The US economy apparently held up better than expected to the fiscal uncertainty that plagued year-end 2012. The first statistics for 2013 are generally upbeat.
Uncertainty over the fiscal cliff and how to avoid it, which prevailed right into the first days of 2013, may have weighed solely on corporate decision making. Investment spending marked a pause, with an annualised quarterly decline of 2.3% in Q3, while monthly statistics on durable goods new orders do not allow expecting a marked rebound in Q4. Purchasing manager surveys in the manufacturing sector also revealed a downturn in confidence towards the end of the year: the ISM was down from 51.5 in September to 49.5 in December.
In contrast, fiscal uncertainty does not seem to have affected consumers much. Consumer spending remained relatively buoyant. Retail sales rose at an annualised quarterly rate of 5.8% in Q4 compared to 5.3% in Q3. Excluding building materials (which are not part of private consumption as in NIPA accounts), growth accelerated to the same extent. At the same time, inflation was mild (+0.6% annualised rate after +3.1% in Q3 for CPI commodities), leading to expect real household consumption to have increased by 2.5% in Q4, vs. 1.6% in Q3: Clearly, American consumers did not cut back on spending.

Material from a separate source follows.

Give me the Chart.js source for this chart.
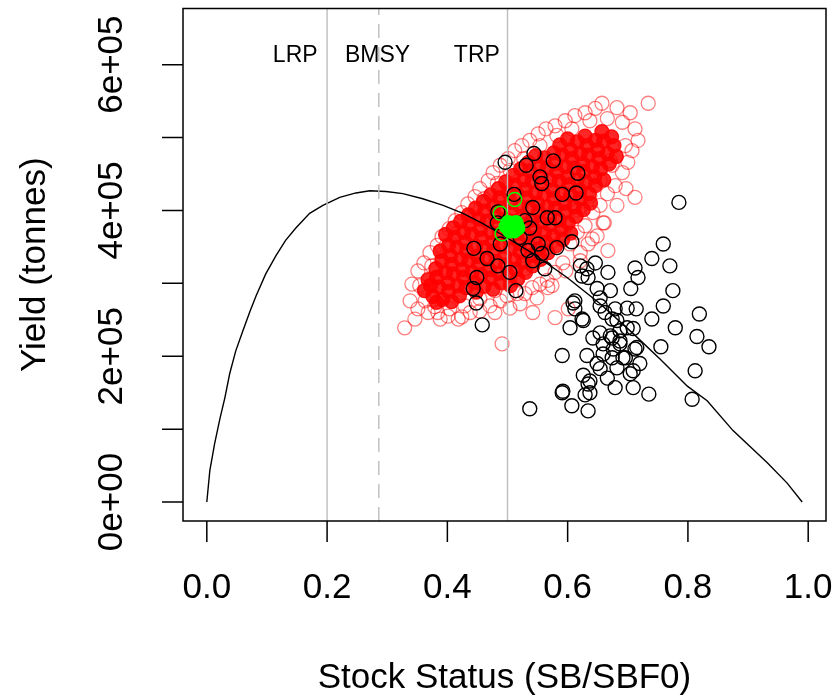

The construction sector does not seem to have suffered either. The number of homes authorised increased again in December (by almost 29% year-on-year) to reach the highest level since summer 2008. Other indicators also confirm the sector rebound. In January, the NAHB confidence index for real estate agents recorded an eighth consecutive monthly improvement, reaching the highest level since early 2006.
The construction sector created 58k jobs between May and December 2012, a 1% increase in payrolls. Home sales were also buoyant, with existing home sales up 12.4% and new home sales up 15.3% year-onyear in November. Real estate prices finally began rising again: the S&P/Case-Shiller national index was up 3.6% in the year to Q3 2012.
Although orders and confidence faltered, manufacturing production actually showed signs of revival. It rose at an annualised quarterly rate of 0.7% in Q4, correcting the 0.7% slump over the previous quarter.
Based on these figures alone, it is easy to conclude that economists overestimated the potentially negative impact of fiscal uncertainty on activity. We must admit that households’ spending resilience surprised us. Yet it is impossible to deny the drop off in confidence indexes at the end of the year, the decline in new orders for capital goods and the relatively sluggish pace of job creations.
The Beige Book, the economic report compiled by the 12 regional Federal Reserve banks in preparation for each FOMC meeting, also highlighted the effects of uncertainty on activity. Our A2F index (the balance of references in the Beige Book to the terms strong/strength, weak and mixed) has fallen by 18.5 points between June and November 2012. Over the same period, references to fiscal uncertainties increased from 6 before the summer, to 14-15 at year-end before jumping to 38 in the latest release.
The Fiscal Fix (the name given to the law that avoided the fiscal cliff) provides only a partial solution that does not address the automatic spending cuts or the need to raise the debt ceiling as quickly as possible. At least it clarifies the fiscal horizon: the burden of increased federal revenues will only fall on households, allowing the US business sector to spend part of the cash accumulated over the last couple of years on investment.
It may sound optimistic, but latest data are comforting our view. The latest issue of the Beige Book drove our A2F index up by more than 10 points. The release of manufacturing surveys by the New York and Philadelphia Feds were less supportive of our optimism, but at first sight only. Admittedly, our NEM index (a PMI-like weighted-sum of indices for activity, new orders, employment, delivery times and inventories from the two surveys) lost 0.9 point in January, remaining below the 50-threshold for the fifth month in a row.
However, while the component for employment confirmed the rebound initiated in December, the 6-month forward-looking data highlight better prospects. The NEM index for manufacturing expectations reached 56.6 in January, with both production and new orders sub-indices bouncing back above 60.
In itself, a rebound in confidence and investment in the business sector is not sufficient to support strong GDP growth. However, if it comes with growing employment, it will soften the negative impact of increased taxes on households’ income, and could allow them to keep on spending despite the end of the payroll-tax holiday.
As always with the US economy, everything will depend on the trend in the labour market. To that matter, the drop in weekly initial claims last week to 335k, the lowest reading since January 2008, was particularly good news.